If you don't mind, A, I'm going to flip that statement slightly to make a point.
Programming is about making money, because radio is a business. It is not about entertaining every single person, it is about entertaining a majority of those who like a particular genre in music in order to keep them around when the commercials hit, and to have enough listeners in that majority to charge an advertising rate that turns a profit.
Despite what some (particularly a very vocal one) have said, the aforementioned majority audience members do not miss the songs that aren't played. If what they hear are songs they like, it doesn't matter what they didn't hear. In fact, they don't even mind the repetition of songs they like ... because they like them.

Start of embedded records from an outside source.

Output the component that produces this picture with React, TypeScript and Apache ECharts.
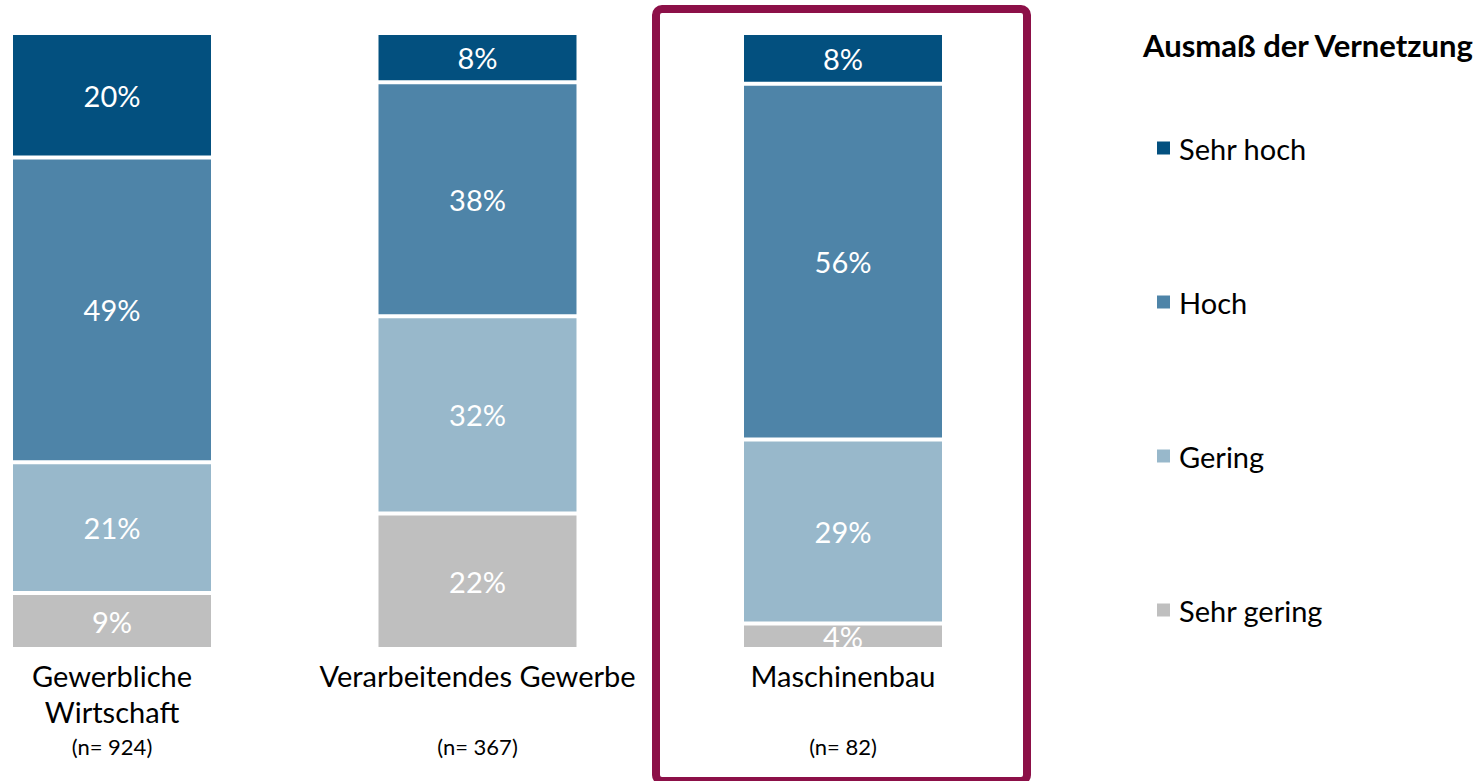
import React, { useEffect, useRef } from "react";
import * as echarts from "echarts";

const categories = ["Gewerbliche\nWirtschaft", "Verarbeitendes Gewerbe", "Maschinenbau"];
const sampleSizes = ["(n= 924)", "(n= 367)", "(n= 82)"];
const levelNames = ["Sehr gering", "Gering", "Hoch", "Sehr hoch"];
const sehrGering = [9, 22, 4];
const gering = [21, 32, 29];
const hoch = [49, 38, 56];
const sehrHoch = [20, 8, 8];
const levelColors = ["#BFBFBF", "#98B8CB", "#4E84A8", "#03507F"];
const legendTitle = "Ausmaß der Vernetzung";

const FONT = "Lato";

export default function App() {
  const ref = useRef<HTMLDivElement>(null);
  useEffect(() => {
    if (!ref.current) return;
    const chart = echarts.init(ref.current, undefined, { renderer: "svg" });
    const raw = [sehrGering, gering, hoch, sehrHoch];
    const totals = categories.map((_, i) => raw.reduce((s, arr) => s + arr[i], 0));
    const series = raw.map((arr, k) => ({
      name: levelNames[k],
      type: "bar",
      stack: "total",
      barWidth: 202,
      data: arr.map((v, i) => ({ value: (v / totals[i]) * 100, raw: v })),
      itemStyle: { color: levelColors[k], borderColor: "#ffffff", borderWidth: 2 },
      label: {
        show: true,
        position: "inside",
        color: "#ffffff",
        fontFamily: FONT,
        fontSize: 29,
        formatter: (p: any) => `${p.data.raw}%`,
      },
    }));
    chart.setOption({
      animation: false,
      title: {
        text: legendTitle,
        left: 1138,
        top: 24,
        textStyle: { fontFamily: FONT, fontSize: 31, fontWeight: "bold", color: "#000" },
      },
      legend: {
        orient: "vertical",
        left: 1155,
        top: 133,
        padding: 0,
        itemWidth: 15,
        itemHeight: 15,
        itemGap: 124,
        icon: "rect",
        data: [...levelNames].reverse(),
        textStyle: { fontFamily: FONT, fontSize: 29, color: "#000", lineHeight: 30, padding: [0, 0, 0, 3] },
      },
      grid: {
        left: -70.75,
        width: 1096.5,
        top: 33,
        bottom: 132,
        containLabel: false,
        outerBoundsMode: "none",
      },
      xAxis: [
        {
          type: "category",
          data: categories,
          axisLine: { show: false },
          axisTick: { show: false },
          axisLabel: {
            fontFamily: FONT,
            fontSize: 29,
            color: "#000",
            lineHeight: 36,
            margin: 8,
            verticalAlign: "top",
            interval: 0,
          },
        },
        {
          type: "category",
          position: "bottom",
          data: sampleSizes,
          offset: 74,
          axisLine: { show: false },
          axisTick: { show: false },
          axisLabel: {
            fontFamily: FONT,
            fontSize: 22,
            color: "#000",
            lineHeight: 24,
            margin: 11,
            verticalAlign: "top",
            interval: 0,
          },
        },
      ],
      yAxis: { type: "value", min: 0, max: 100, show: false },
      graphic: [
        {
          type: "rect",
          shape: { x: 656, y: 9, width: 371, height: 772, r: 6 },
          style: { fill: "none", stroke: "#8C1048", lineWidth: 8 },
          z: 10,
        },
      ],
      series,
    });
    return () => chart.dispose();
  }, []);
  return (
    <div
      ref={ref}
      style={{ position: "fixed", left: 0, top: 0, width: 1483, height: 781, background: "#fff" }}
    />
  );
}
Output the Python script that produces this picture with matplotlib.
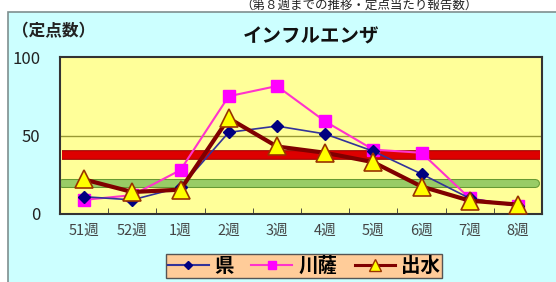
import matplotlib.pyplot as plt
import matplotlib.patheffects as pe
from matplotlib.patches import Rectangle
from matplotlib.lines import Line2D

plt.rcParams['font.family'] = ['Noto Sans CJK JP', 'DejaVu Sans']

# 週ラベルと定点当たり報告数
weeks = ["51週", "52週", "1週", "2週", "3週", "4週", "5週", "6週", "7週", "8週"]
ken = [11, 9, 17, 52, 56, 51, 40, 25.5, 10, 5]
sensatsu = [9, 12, 28, 75, 81.5, 59, 41, 39, 10, 5]
izumi = [22, 14, 15.5, 61, 43, 39, 33, 17.5, 8.5, 6]

# 基準線
red_level = 37.5
green_level = 20

fig = plt.figure(figsize=(5.56, 2.82), dpi=100)
fig.patch.set_facecolor("white")

# グラフエリア（水色）
bg = Rectangle((8 / 556, -0.01), 1.0, (282 - 12) / 282 + 0.01,
               transform=fig.transFigure, facecolor="#CCFFFF",
               edgecolor="#7f8f8f", linewidth=1.2, zorder=-5)
fig.add_artist(bg)

fig.text(240 / 556, 1.0, "（第８週までの推移・定点当たり報告数）", fontsize=9,
         va="top", ha="left", color="#222222")

ax = fig.add_axes([60 / 556, (282 - 214) / 282, 482 / 556, 157 / 282])
ax.set_zorder(2)
ax.set_facecolor("#FFFF99")
x = list(range(len(weeks)))

ax.axhline(50, color="#999933", linewidth=1.0, zorder=1)

ax.plot([-0.45, 9.45], [red_level] * 2, color="#DD0000", linewidth=5.5,
        solid_capstyle="butt", zorder=2,
        path_effects=[pe.Stroke(linewidth=7, foreground="#990000"), pe.Normal()])
ax.plot([-0.45, 9.35], [green_level] * 2, color="#99CC66", linewidth=5,
        solid_capstyle="round", zorder=2,
        path_effects=[pe.Stroke(linewidth=6.5, foreground="#669933"), pe.Normal()])

ax.plot(x, ken, color="#333399", marker="D", markersize=6,
        markerfacecolor="#000080", markeredgecolor="#000080", linewidth=1.2, zorder=4)
ax.plot(x, sensatsu, color="#FF33CC", marker="s", markersize=8,
        markerfacecolor="#FF00FF", markeredgecolor="#FF00FF", linewidth=1.5, zorder=3)
ax.plot(x, izumi, color="#800000", marker="^", markersize=13,
        markerfacecolor="#FFFF00", markeredgecolor="#993300", markeredgewidth=1.2,
        linewidth=3, zorder=5)

ax.set_xlim(-0.5, 9.5)
ax.set_ylim(0, 100)
ax.set_yticks([0, 50, 100])
ax.set_yticklabels(["0", "50", "100"], fontsize=12, color="#222222")
ax.tick_params(axis="y", length=0, pad=14)
ax.set_xticks(x)
ax.set_xticklabels(weeks, fontsize=10.5, color="#444444")
ax.tick_params(axis="x", length=0, pad=7)
ax.set_xticks([i + 0.5 for i in range(len(weeks) - 1)], minor=True)
ax.tick_params(axis="x", which="minor", direction="in", length=4, color="#333333")
for s in ax.spines.values():
    s.set_color("#333333")
    s.set_linewidth(1.5)

fig.text(12 / 556, 1 - 31 / 282, "（定点数）", fontsize=12, fontweight="bold",
         va="center", ha="left", color="#222222")
fig.text(311 / 556, 1 - 37 / 282, "インフルエンザ", fontsize=14, fontweight="bold",
         va="center", ha="center", color="#111111")

handles = [
    Line2D([], [], color="#333399", marker="D", markersize=4,
           markerfacecolor="#000080", markeredgecolor="#000080"),
    Line2D([], [], color="#FF33CC", marker="s", markersize=6,
           markerfacecolor="#FF00FF", markeredgecolor="#FF00FF"),
    Line2D([], [], color="#800000", linewidth=2.2, marker="^", markersize=8,
           markerfacecolor="#FFFF00", markeredgecolor="#993300"),
]
leg = fig.legend(handles, ["県", "川薩", "出水"], loc="center",
                 bbox_to_anchor=(304 / 556, 1 - 266 / 282), ncol=3,
                 fontsize=14, frameon=True, fancybox=False, handlelength=2.1,
                 handletextpad=0.3, columnspacing=0.9, borderpad=0.1)
leg.get_frame().set_facecolor("#FFCC99")
leg.get_frame().set_edgecolor("#555555")
leg.get_frame().set_alpha(1)
for t in leg.get_texts():
    t.set_fontweight("bold")

fig.savefig("out.png", dpi=100)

You don't like hearing "Hotel California" or "Brown Eyed Girl" frequently? Well, that's your musical taste, and that's okay ... for you.* But you also obviously are not in the aforementioned majority, because if the masses also didn't like those songs, they'd stop testing well and we'd stop playing them. (Or, if were insane enough to act as some have suggested and keep playing those songs even though people hated them, the ratings would go down.)
It really is that simple, and there is never going to be a mass appeal station in a major rated market that caters to anything other than the majority audience opinion of music (as determined by research and testing), because a station that didn't cater to the majority would be leaving money on the table by not getting the majority to listen.
* - Oh, and ... before you start telling me about "everyone else I talk to doesn't like hearing them over and over either", until you and the "everyones" comprise more than 50% of the audience, I'm not swayed by the argument.